三菱財閥の二代目の岩崎彌之助(彌太郎の弟)が政府から丸の内一帯の払い下げを受けたのは1890年(明治23年)。その4年後にレンガ造りの第1号館(旧三菱一号館)が完成した。三菱合資会社、第百十九国立銀行、高田商会の3社が入居した。日本の近代オフィスビルの誕生だった。
東京・丸の内地区といえば今では日本有数のビジネス街だが、三菱が政府の要請で35ヘクタールを購入した当時は何もないどころか草ぼうぼうの土地だった。購入金額の一坪当たりは12円弱。これは当時の最高地価の麹町三丁目が2円34銭だったことを考えると法外な価格だったことがわかる。政府の要請に他の有力財閥がしり込みする中、彌之助はあんな土地を買うべきではないという批判に「竹を植えて虎でも飼うさ」と平然と答えたエピソードは有名だ。
彌之助にはオフィス街の構想が描けていたのだろう。第1期といわれる1894年(明治27年)の第1号館完成から1911年(明治44年)の第13号館完成までの17年間で、次々とビルが建設され、現在の丸の内の基礎が築かれた。
もちろん、当時と今では時代が違う。オフィスビルといっても現在のオフィスビルのように複数の企業が同居する形式ではなかった。三階建てを縦割りにして出入り口を別にした長屋のようなスタイルだった。

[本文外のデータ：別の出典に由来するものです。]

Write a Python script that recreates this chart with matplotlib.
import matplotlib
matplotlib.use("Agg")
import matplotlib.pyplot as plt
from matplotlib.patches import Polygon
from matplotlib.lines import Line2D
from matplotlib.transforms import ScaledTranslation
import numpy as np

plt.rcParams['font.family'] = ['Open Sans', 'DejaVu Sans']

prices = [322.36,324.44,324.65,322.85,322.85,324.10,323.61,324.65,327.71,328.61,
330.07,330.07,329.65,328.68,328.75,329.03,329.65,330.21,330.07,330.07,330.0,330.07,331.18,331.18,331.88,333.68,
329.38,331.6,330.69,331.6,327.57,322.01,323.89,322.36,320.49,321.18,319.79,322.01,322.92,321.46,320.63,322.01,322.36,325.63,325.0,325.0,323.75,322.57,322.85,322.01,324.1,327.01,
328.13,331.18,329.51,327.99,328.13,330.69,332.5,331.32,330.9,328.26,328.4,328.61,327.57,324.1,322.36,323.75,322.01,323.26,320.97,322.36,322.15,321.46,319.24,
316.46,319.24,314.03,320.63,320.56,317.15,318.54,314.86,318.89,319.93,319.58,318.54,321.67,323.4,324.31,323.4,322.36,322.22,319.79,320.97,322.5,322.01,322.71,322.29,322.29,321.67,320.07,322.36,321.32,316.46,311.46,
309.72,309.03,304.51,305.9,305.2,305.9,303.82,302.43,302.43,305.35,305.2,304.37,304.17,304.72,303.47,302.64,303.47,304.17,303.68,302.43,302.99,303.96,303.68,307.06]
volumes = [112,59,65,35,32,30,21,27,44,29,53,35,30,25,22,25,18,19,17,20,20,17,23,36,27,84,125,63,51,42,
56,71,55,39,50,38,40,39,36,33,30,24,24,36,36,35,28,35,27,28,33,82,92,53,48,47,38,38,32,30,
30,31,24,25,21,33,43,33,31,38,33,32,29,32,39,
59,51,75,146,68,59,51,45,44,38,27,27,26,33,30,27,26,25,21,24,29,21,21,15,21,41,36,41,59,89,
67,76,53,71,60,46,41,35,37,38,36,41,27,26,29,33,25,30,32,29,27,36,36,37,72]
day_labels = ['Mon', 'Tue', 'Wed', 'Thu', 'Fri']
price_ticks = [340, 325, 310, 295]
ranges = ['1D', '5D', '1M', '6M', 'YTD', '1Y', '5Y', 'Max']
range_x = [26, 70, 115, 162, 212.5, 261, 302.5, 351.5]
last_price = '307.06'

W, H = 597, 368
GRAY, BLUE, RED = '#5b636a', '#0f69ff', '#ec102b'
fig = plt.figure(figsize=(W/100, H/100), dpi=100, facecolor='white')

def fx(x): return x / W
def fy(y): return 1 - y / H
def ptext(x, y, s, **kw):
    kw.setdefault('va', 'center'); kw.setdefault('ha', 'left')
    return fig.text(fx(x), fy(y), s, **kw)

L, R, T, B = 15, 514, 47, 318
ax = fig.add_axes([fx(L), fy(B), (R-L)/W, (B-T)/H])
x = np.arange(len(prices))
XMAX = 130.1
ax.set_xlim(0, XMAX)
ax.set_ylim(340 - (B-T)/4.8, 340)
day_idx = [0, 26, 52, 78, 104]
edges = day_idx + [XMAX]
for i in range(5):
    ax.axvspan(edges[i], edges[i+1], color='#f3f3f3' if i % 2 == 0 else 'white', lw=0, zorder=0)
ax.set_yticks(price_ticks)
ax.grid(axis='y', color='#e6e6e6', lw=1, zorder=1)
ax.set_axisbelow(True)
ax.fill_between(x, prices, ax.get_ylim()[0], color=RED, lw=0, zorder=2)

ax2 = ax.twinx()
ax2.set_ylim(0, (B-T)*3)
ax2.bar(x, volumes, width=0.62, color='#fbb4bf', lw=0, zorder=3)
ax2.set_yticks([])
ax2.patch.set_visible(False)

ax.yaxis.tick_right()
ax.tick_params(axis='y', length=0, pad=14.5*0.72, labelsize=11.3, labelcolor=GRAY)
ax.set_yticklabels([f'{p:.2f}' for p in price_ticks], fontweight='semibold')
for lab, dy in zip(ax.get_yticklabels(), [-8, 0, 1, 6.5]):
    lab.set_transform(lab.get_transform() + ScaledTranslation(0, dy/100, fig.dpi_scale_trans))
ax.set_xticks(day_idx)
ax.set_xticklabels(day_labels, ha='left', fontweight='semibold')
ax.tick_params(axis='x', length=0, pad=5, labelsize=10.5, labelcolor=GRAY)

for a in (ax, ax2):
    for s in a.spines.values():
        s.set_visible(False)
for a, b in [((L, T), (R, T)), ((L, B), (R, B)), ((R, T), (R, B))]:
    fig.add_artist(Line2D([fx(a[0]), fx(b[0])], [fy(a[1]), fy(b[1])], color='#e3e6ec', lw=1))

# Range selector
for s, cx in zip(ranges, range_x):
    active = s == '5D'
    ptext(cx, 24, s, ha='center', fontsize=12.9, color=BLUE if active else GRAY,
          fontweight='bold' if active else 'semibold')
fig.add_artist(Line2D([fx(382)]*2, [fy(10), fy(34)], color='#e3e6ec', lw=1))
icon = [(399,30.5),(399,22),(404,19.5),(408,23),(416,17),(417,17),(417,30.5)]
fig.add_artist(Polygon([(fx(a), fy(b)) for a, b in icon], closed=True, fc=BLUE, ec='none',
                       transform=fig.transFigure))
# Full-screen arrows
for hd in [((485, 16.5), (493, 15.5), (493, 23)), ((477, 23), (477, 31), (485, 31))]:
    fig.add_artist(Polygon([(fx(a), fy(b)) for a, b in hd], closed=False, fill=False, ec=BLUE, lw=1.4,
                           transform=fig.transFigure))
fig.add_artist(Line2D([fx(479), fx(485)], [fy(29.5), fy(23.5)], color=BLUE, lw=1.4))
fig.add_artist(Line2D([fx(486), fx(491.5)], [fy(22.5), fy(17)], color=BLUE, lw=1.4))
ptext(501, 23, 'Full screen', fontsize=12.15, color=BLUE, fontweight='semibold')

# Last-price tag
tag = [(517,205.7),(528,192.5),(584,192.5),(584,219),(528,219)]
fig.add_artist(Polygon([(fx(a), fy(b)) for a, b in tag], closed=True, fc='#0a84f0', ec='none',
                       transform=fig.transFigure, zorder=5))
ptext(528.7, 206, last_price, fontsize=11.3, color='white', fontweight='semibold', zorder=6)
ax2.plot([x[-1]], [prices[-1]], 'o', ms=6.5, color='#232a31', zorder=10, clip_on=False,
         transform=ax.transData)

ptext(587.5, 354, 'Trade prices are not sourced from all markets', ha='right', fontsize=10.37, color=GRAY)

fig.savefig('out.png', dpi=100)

丸の内地区に今のようにテナントが同居する貸しビル形式のビルが完成したのは1914年(大正3年)。第21号館が始まりだ。同年に東京駅が完成したことで丸の内への注目は一気に高まった。1923年(大正12年)には丸ビルが完成。地下2階、地上8階、延べ床面積6万2000平方メートルのマンモスビルは東京の新名所となった。今では当たり前になっているオフィスビルの中に誰でも出入りできる商店街をつくったのは丸ビルが日本で初めてだった。

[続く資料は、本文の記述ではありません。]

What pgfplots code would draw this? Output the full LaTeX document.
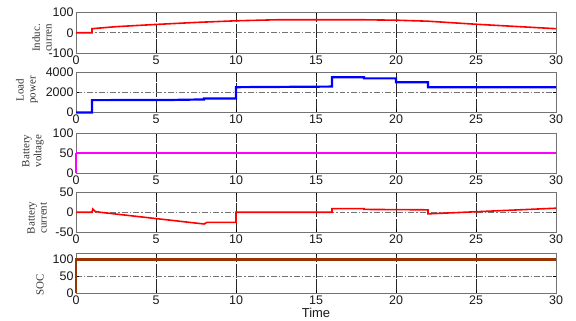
\documentclass[border=0pt]{standalone}
\usepackage{pgfplots}
\pgfplotsset{compat=1.18}
\usepackage{fontspec}
\setmainfont{Liberation Serif}
\newfontfamily\arial{Liberation Sans}
\definecolor{socbrown}{RGB}{153,51,0}
\definecolor{mag}{RGB}{255,0,255}
\pgfplotsset{sub/.style={
  width=480bp, height=40.5bp, scale only axis, anchor=north west,
  xmin=0, xmax=30, xtick={0,5,...,30}, clip=false,
  axis line style={draw=black!55, line width=0.8pt},
  tick style={black, line width=0.5pt}, tick align=inside, major tick length=3bp,
  xmajorgrids, ymajorgrids,
  x grid style={black!85, line width=0.6pt, dash pattern=on 14pt off 1.5pt},
  y grid style={black!55, line width=0.6pt, dash pattern=on 6pt off 2pt on 1.5pt off 2pt},
  ticklabel style={font=\arial\fontsize{12.5}{12.5}\selectfont, text=black!90},
  /pgf/number format/assume math mode=true,
  /pgf/number format/1000 sep={},
  scaled y ticks=false,
  yticklabel style={xshift=1bp},
  xticklabel style={yshift=1bp},
}}
\begin{document}
\begin{tikzpicture}
\useasboundingbox (0,0) rectangle (576bp,321bp);
% 1 Inductor current
\begin{axis}[sub, at={(76bp,308.5bp)}, ymin=-100, ymax=100, ytick={-100,0,100}]
\addplot[red, line width=1.6pt] coordinates {(0,0)(1,0)(1,20)(2.5,30)(5,41)(7.5,51)(10,59)(12.5,64)(15,64)(18,64)(20,62)(22,57)(25,42)(27.5,31)(30,20)};
\end{axis}
% 2 Load power
\begin{axis}[sub, at={(76bp,249bp)}, ymin=0, ymax=4000, ytick={0,2000,4000}]
\addplot[blue, line width=2.2pt] coordinates {(0,0)(1,0)(1,1220)(6,1240)(8,1290)(8,1380)(10,1380)(10,2500)(16,2560)(16,3490)(18,3490)(18,3370)(20,3370)(20,2980)(22,2980)(22,2500)(30,2500)};
\end{axis}
% 3 Battery voltage
\begin{axis}[sub, at={(76bp,188bp)}, ymin=0, ymax=100, ytick={0,50,100}]
\addplot[mag, line width=1.5pt] coordinates {(0,0)(0,50)};
\addplot[mag, line width=1.6pt] coordinates {(0,50)(10.5,50)};
\addplot[mag, line width=2.4pt] coordinates {(2,50)(4,50)};
\addplot[mag, line width=2.4pt] coordinates {(10.3,50)(30,50)};
\end{axis}
% 4 Battery current
\begin{axis}[sub, at={(76bp,129bp)}, ymin=-50, ymax=50, ytick={-50,0,50}]
\addplot[red, line width=1.6pt] coordinates {(0,0)(1,0)(1.05,8)(1.2,2)(1.5,0)(8,-29)(8.2,-25)(10,-25)(10,0)(16,0)(16,9)(18,9)(18,7)(22,6)(22,-4)(30,10)};
\end{axis}
% 5 SOC
\begin{axis}[sub, at={(76bp,68bp)}, height=40bp, ymin=0, ymax=118, ytick={0,50,100}]
\addplot[socbrown, line width=3pt] coordinates {(0,0)(0,100)(30,100)};
\end{axis}
% y labels
\begin{scope}[every node/.style={rotate=90, align=center, font=\fontsize{11}{12}\selectfont, text=black!80}]
\node at (42bp,283bp) {Induc.\\curren};
\node at (27bp,231bp) {Load\\power};
\node at (33bp,170bp) {Battery\\voltage};
\node at (37bp,103bp) {Battery\\current};
\node at (40bp,36bp) {SOC};
\end{scope}
\node[font=\arial\fontsize{13}{13}\selectfont, text=black!90] at (316bp,8bp) {Time};
\end{tikzpicture}
\end{document}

それから約100年。日本のオフィスビルは大きく変わった。上にも横にも巨大化し、安全、便利、快適はかつてとは比べ物にならないくらい高まっている。丸ビルも建て替えられた。
2020年からの新型コロナウイルスの感染拡大の中では在宅ワークが広がり、「オフィスはもう最低限の機能だけでいいのでは?」とオフィスの縮小論や不要論が語られた。だが、今の状況は少し変わってきている。コロナが落ち着き、「オフィスに戻ろうよ」という機運が高まっている。コロナ禍を通じて、オフィスはルーティンな仕事をただこなす場ではなく、和気あいあいと創造的にアイデアを生み出す場という考えが強くなったからだ。デスクを並べ、そこに社員を詰め込む場ではなく、対面でじっくり話し合う場であり、ひとりで集中して作業できる場であり、偶発的に何かを生み出す場としての重要性が高まっている。

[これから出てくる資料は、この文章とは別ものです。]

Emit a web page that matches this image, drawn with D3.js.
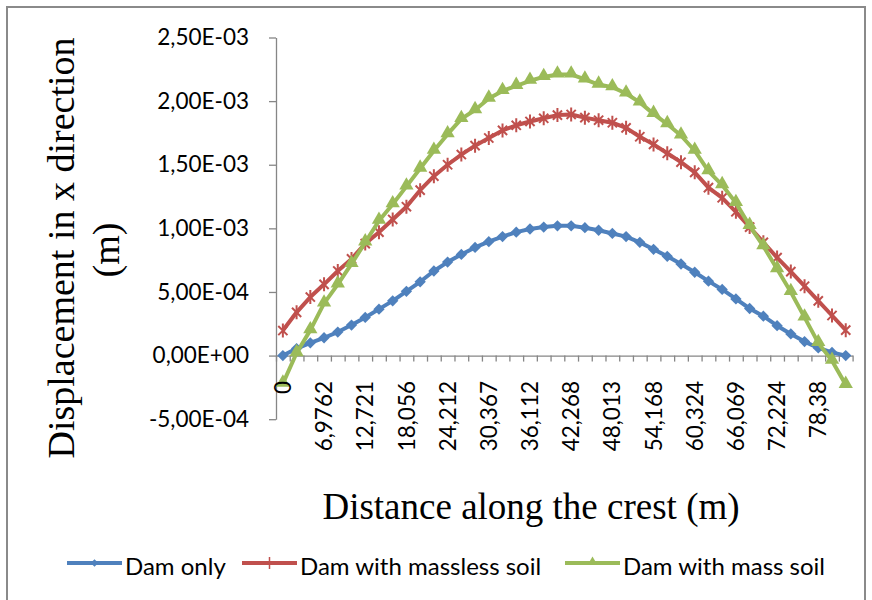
<!doctype html>
<html>
  <head>
    <meta charset="utf-8">
    <title>Displacement in x direction</title>
    <script src="https://cdnjs.cloudflare.com/ajax/libs/d3/7.8.5/d3.min.js"></script>
    <style>
      body { margin: 0; background: #fff; }
      svg { display: block; }
    </style>
  </head>
  <body>
    <div id="chart"></div>

    <script>
      // values, one per category (42 points along the crest)
      const damOnly = [0, 0.55e-4, 1.0e-4, 1.4e-4, 1.85e-4, 2.4e-4, 3.0e-4, 3.65e-4, 4.3e-4, 5.05e-4,
        5.8e-4, 6.65e-4, 7.35e-4, 7.95e-4, 8.5e-4, 8.95e-4, 9.35e-4, 9.7e-4, 9.95e-4, 10.1e-4,
        10.2e-4, 10.2e-4, 10.05e-4, 9.85e-4, 9.6e-4, 9.35e-4, 8.9e-4, 8.35e-4, 7.8e-4, 7.2e-4,
        6.55e-4, 5.85e-4, 5.2e-4, 4.45e-4, 3.7e-4, 3.1e-4, 2.35e-4, 1.7e-4, 1.1e-4, 0.6e-4,
        0.25e-4, 0];
      const masslessSoil = [1.97e-4, 3.4e-4, 4.6e-4, 5.6e-4, 6.65e-4, 7.6e-4, 8.8e-4, 9.7e-4, 10.7e-4, 11.7e-4,
        13.0e-4, 14.1e-4, 15.0e-4, 15.8e-4, 16.5e-4, 17.1e-4, 17.7e-4, 18.1e-4, 18.4e-4, 18.65e-4,
        18.9e-4, 18.95e-4, 18.7e-4, 18.5e-4, 18.3e-4, 17.9e-4, 17.2e-4, 16.6e-4, 15.9e-4, 15.2e-4,
        14.4e-4, 13.2e-4, 12.4e-4, 11.3e-4, 10.1e-4, 8.9e-4, 7.7e-4, 6.6e-4, 5.45e-4, 4.3e-4,
        3.15e-4, 2.0e-4];
      const massSoil = [-2.2e-4, 0.2e-4, 2.0e-4, 4.1e-4, 5.6e-4, 7.2e-4, 8.9e-4, 10.6e-4, 11.9e-4, 13.3e-4,
        14.7e-4, 16.1e-4, 17.4e-4, 18.6e-4, 19.3e-4, 20.2e-4, 20.8e-4, 21.2e-4, 21.6e-4, 21.9e-4,
        22.1e-4, 22.1e-4, 21.7e-4, 21.3e-4, 21.1e-4, 20.6e-4, 19.9e-4, 19.0e-4, 18.2e-4, 17.3e-4,
        16.1e-4, 14.5e-4, 13.4e-4, 12.0e-4, 10.2e-4, 8.6e-4, 6.8e-4, 5.0e-4, 3.0e-4, 1.0e-4,
        -0.4e-4, -2.3e-4];

      // category labels, only every 3rd category gets one
      const xLabels = ['0', '6,9762', '12,721', '18,056', '24,212', '30,367', '36,112',
        '42,268', '48,013', '54,168', '60,324', '66,069', '72,224', '78,38'];
      const labelEvery = 3;
      const yTicks = [-5e-4, 0, 5e-4, 1e-3, 1.5e-3, 2e-3, 2.5e-3];

      const seriesNames = ['Dam only', 'Dam with massless soil', 'Dam with mass soil'];
      const colors = ['#4f81bd', '#c0504d', '#9bbb59'];

      const svg = d3.select('#chart').append('svg')
        .attr('width', 872)
        .attr('height', 600);

      // chart border
      svg.append('rect')
        .attr('x', 7).attr('y', 7)
        .attr('width', 858).attr('height', 600)
        .attr('fill', '#fff')
        .attr('stroke', '#8a8a8a')
        .attr('stroke-width', 2);

      const nCat = damOnly.length;
      const x = d3.scaleLinear().domain([0, nCat]).range([276, 852.6]);
      const y = d3.scaleLinear().domain([-5e-4, 2.5e-3]).range([419.2, 37.5]);
      const cx = i => x(i + 0.5);

      // excel style number: 2,50E-03
      const fmt = v => {
        const [m, e] = v.toExponential(2).split('e');
        const ex = Math.abs(+e).toString().padStart(2, '0');
        return m.replace('.', ',') + 'E' + (+e < 0 ? '-' : '+') + ex;
      };

      const tickFont = 'Lato, "Liberation Sans", sans-serif';

      // y axis
      const yAxis = svg.append('g')
        .attr('transform', 'translate(276,0)')
        .call(d3.axisLeft(y).tickValues(yTicks).tickFormat(fmt).tickSize(7).tickPadding(20).tickSizeOuter(0));
      yAxis.selectAll('path, line').attr('stroke', '#868686').attr('stroke-width', 1.3);
      yAxis.selectAll('text')
        .attr('fill', '#000')
        .style('font-family', tickFont)
        .style('font-size', '22.5px');

      // x axis crosses at 0, ticks sit between categories
      const xAxis = svg.append('g')
        .attr('transform', `translate(0,${y(0)})`)
        .call(d3.axisBottom(x).tickValues(d3.range(nCat + 1)).tickFormat('').tickSize(6).tickSizeOuter(0));
      xAxis.selectAll('path, line').attr('stroke', '#868686').attr('stroke-width', 1.3);

      // series
      const allSeries = [damOnly, masslessSoil, massSoil];
      const line = d3.line().x((d, i) => cx(i)).y(d => y(d));

      const diamond = d3.symbol(d3.symbolSquare, 64);
      const triangle = d3.symbol(d3.symbolTriangle, 88);
      const star = 'M0,-7V7M-4.6,-4.6L4.6,4.6M-4.6,4.6L4.6,-4.6';

      allSeries.forEach((data, s) => {
        const g = svg.append('g');
        g.append('path')
          .datum(data)
          .attr('d', line)
          .attr('fill', 'none')
          .attr('stroke', colors[s])
          .attr('stroke-width', 4)
          .attr('stroke-linejoin', 'round');

        const pts = g.selectAll('.mk').data(data).join('path')
          .attr('class', 'mk');
        if (s === 0) {
          pts.attr('d', diamond)
            .attr('transform', (d, i) => `translate(${cx(i)},${y(d)}) rotate(45)`)
            .attr('fill', colors[s]);
        } else if (s === 1) {
          pts.attr('d', star)
            .attr('transform', (d, i) => `translate(${cx(i)},${y(d)})`)
            .attr('fill', 'none')
            .attr('stroke', colors[s])
            .attr('stroke-width', 2);
        } else {
          pts.attr('d', triangle)
            .attr('transform', (d, i) => `translate(${cx(i)},${y(d) - 1})`)
            .attr('fill', colors[s]);
        }
      });

      // category labels, rotated
      svg.append('g').selectAll('text')
        .data(xLabels)
        .join('text')
        .attr('transform', (d, i) => `translate(${cx(i * labelEvery)},381) rotate(-90)`)
        .attr('dy', '0.36em')
        .attr('text-anchor', 'end')
        .style('font-family', tickFont)
        .style('font-size', '22.5px')
        .text(d => d);

      // axis titles
      const titleFont = '"Liberation Serif", "Times New Roman", serif';
      svg.append('text')
        .attr('transform', 'translate(74,248) rotate(-90)')
        .attr('text-anchor', 'middle')
        .style('font-family', titleFont)
        .style('font-size', '38px')
        .text('Displacement in x direction');
      svg.append('text')
        .attr('transform', 'translate(119,250) rotate(-90)')
        .attr('text-anchor', 'middle')
        .style('font-family', titleFont)
        .style('font-size', '38px')
        .text('(m)');

      svg.append('text')
        .attr('x', 531)
        .attr('y', 519)
        .attr('text-anchor', 'middle')
        .style('font-family', titleFont)
        .style('font-size', '37px')
        .text('Distance along the crest (m)');

      // legend
      const legendX = [67, 242, 565];
      const legendY = 563;
      seriesNames.forEach((name, s) => {
        const g = svg.append('g').attr('transform', `translate(${legendX[s]},${legendY})`);
        g.append('line')
          .attr('x1', 0).attr('x2', 55)
          .attr('stroke', colors[s])
          .attr('stroke-width', 4);
        if (s === 0) {
          g.append('path').attr('d', d3.symbol(d3.symbolSquare, 30))
            .attr('transform', 'translate(27.5,0) rotate(45)')
            .attr('fill', colors[s]);
        } else if (s === 1) {
          g.append('line')
            .attr('x1', 27.5).attr('x2', 27.5)
            .attr('y1', -6).attr('y2', 6)
            .attr('stroke', colors[s])
            .attr('stroke-width', 1.5);
        } else {
          g.append('path').attr('d', d3.symbol(d3.symbolTriangle, 40))
            .attr('transform', 'translate(27.5,-1)')
            .attr('fill', colors[s]);
        }
        g.append('text')
          .attr('x', 58)
          .attr('y', 12)
          .style('font-family', tickFont)
          .style('font-size', '24px')
          .text(name);
      });
    </script>
  </body>
</html>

時代と共に変化する環境の中で、これからもオフィスは変化、そして進化を続けるだろう。ITやサービスロボットなどテクノロジーを活用することで、ビルの利用者がより便利に過ごせるようになったり、空調などのエネルギー効率を高めながら快適な空間をつくることができる。オフィスと生活する場所の境界があいまいな時代だからこそ、どんなオフィスをどうつくるかがこれまで以上に企業には求められている。